I got super-distant from my characters. And then I got despondent. I tried, flailed. Thought about focusing solely on nonfiction without the veil of fiction to obscure what I was saying, then hit on the notion of folklore as the lens to focus my fiction writing through. Thus my big break.
While folklore in the MFA workshop was its own sort of uphill battle, no one stopped to suggest that it was a poignant narrative and if you made it up then all the more poignant.
So I dropped the closeness of my narrative voice in favor of the fairy tale voice. I dropped the quirky wondrous sarcastic voice that had been my signature as an undergrad. A voice that would give me my first fiction publication. And after a 2-3 year hiatus, only now am I slowly attempting to regain that voice. But certainly not in all of my works.
Voice is something I struggle dearly with. My writing teachers and peers like to tell me that "I think you've found your voice" whenever they see the writing come together for me.
I've been told, so far, that I have "found my voice" on three vastly different projects. Possibly four -- my memory is faulty.
I've also been told that my voice often waffles within a single piece. Little wonder, all things considered.
I've been told my quirky voice was "it"; that my fairy tale voice was "it"; that my contemporary folklore voice waffled too much but my high fantasy voice was spot on, (read: "it").

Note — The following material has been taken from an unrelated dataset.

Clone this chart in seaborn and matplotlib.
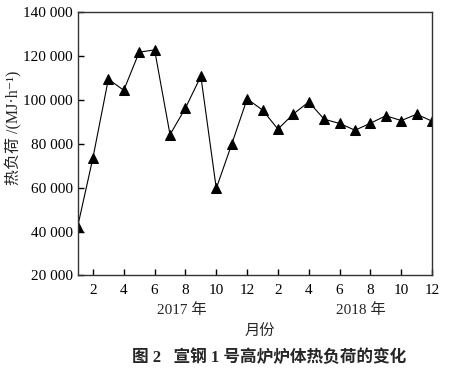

Is this a matter of an author having a "soft ear" and therefore being able to pick up many voices? Is it a matter of my own fear closing off avenues? Or is it simply workshop workshopping the voice out of individuals in favor of craft? (which if you read the linked post above, you'll see is no bad thing so long as craft is learned and voice is regained). I don't know. I really don't know. But I'll keep trying on new voices for as long as I can. Writing voices fascinate me, much like speaking with accents/dialects fascinate me. Please, don't ask those who knew me in middle school about the Irish accent I adopted after watching The Secret of Roan Inish; the accent came easily to me, and I used it to annoy the crap out of everyone around me.